The House and Senate on Thursday enacted and sent Governor Healey a compromise tax reform bill. The compromise bill reconciling the House and Senate versions previously passed by each chamber would be phased in over a period of years and would provide $561 million in tax relief in the current fiscal year 2024, and it is projected to increase to over $1 billion by fiscal year 2027. The bill is intended to provide relief to individuals and families to address issues related to the cost-of-living affordability in the commonwealth, as well as improve the competitive economic position of Massachusetts to attract businesses and workers.
To achieve affordability goals, the bill would combine two existing tax credits — for child care and dependent care — into one, and would allow taxpayers to claim $310 per dependent in the first year of implementation. The new credit would then jump to $440 per dependent in the second year. The bill would also double the tax credit for seniors who rent or own in Massachusetts from $1,200 to $2,400, raise the deduction for renters from $3,000 to $4,000, and increase the state’s Earned Income Tax Credit — designed to help low-income families — from 30 percent to 40 percent of the federal credit.

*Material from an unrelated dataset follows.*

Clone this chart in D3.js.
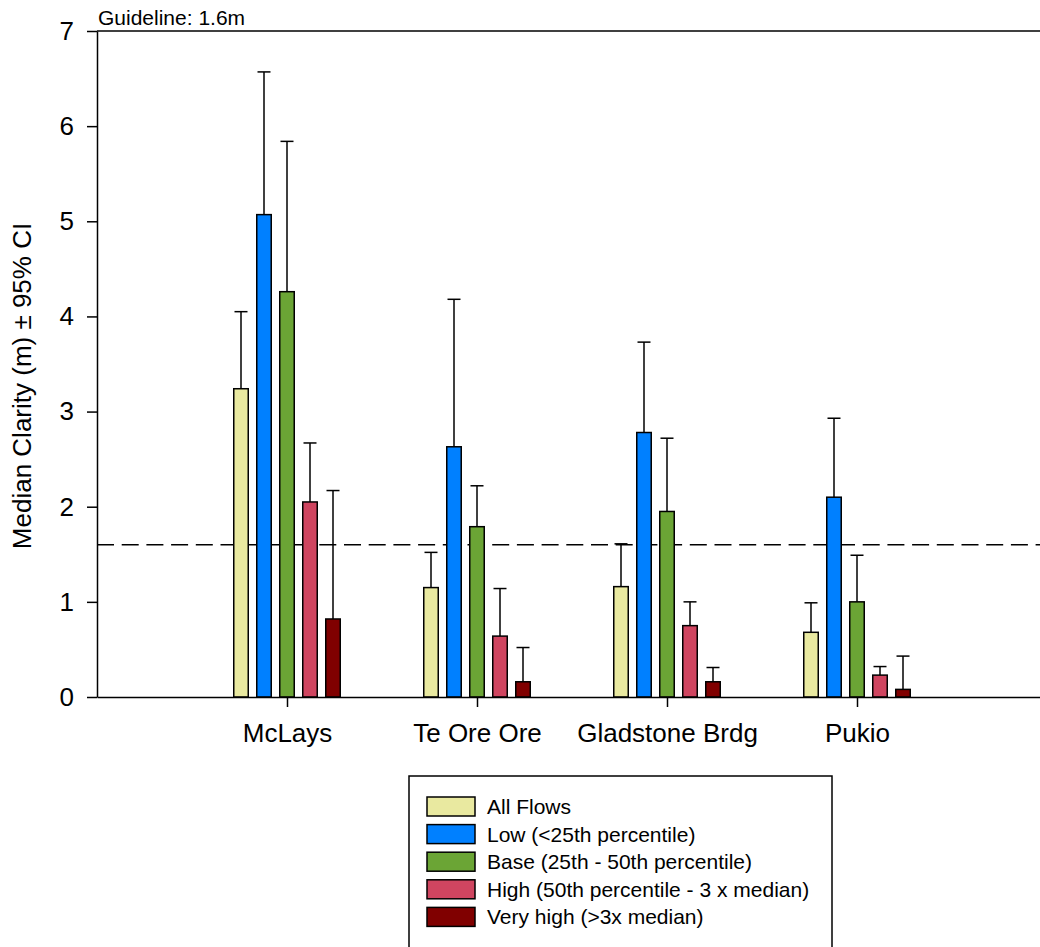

To increase the state’s competitive position, the bill would reduce the tax rate on short-term capital gains, which stem from the sale of assets held for a year or less, from 12 percent to 8.5 percent and modify and simplify how the state calculates taxes owed by multistate companies by relying solely on the amount of a company’s sales within the state.
Finally, the bill would modify the estate tax credit by effectively doubling the threshold at which the levy is triggered from $1 million to $2 million.
Governor Healey has ten days to review the bill.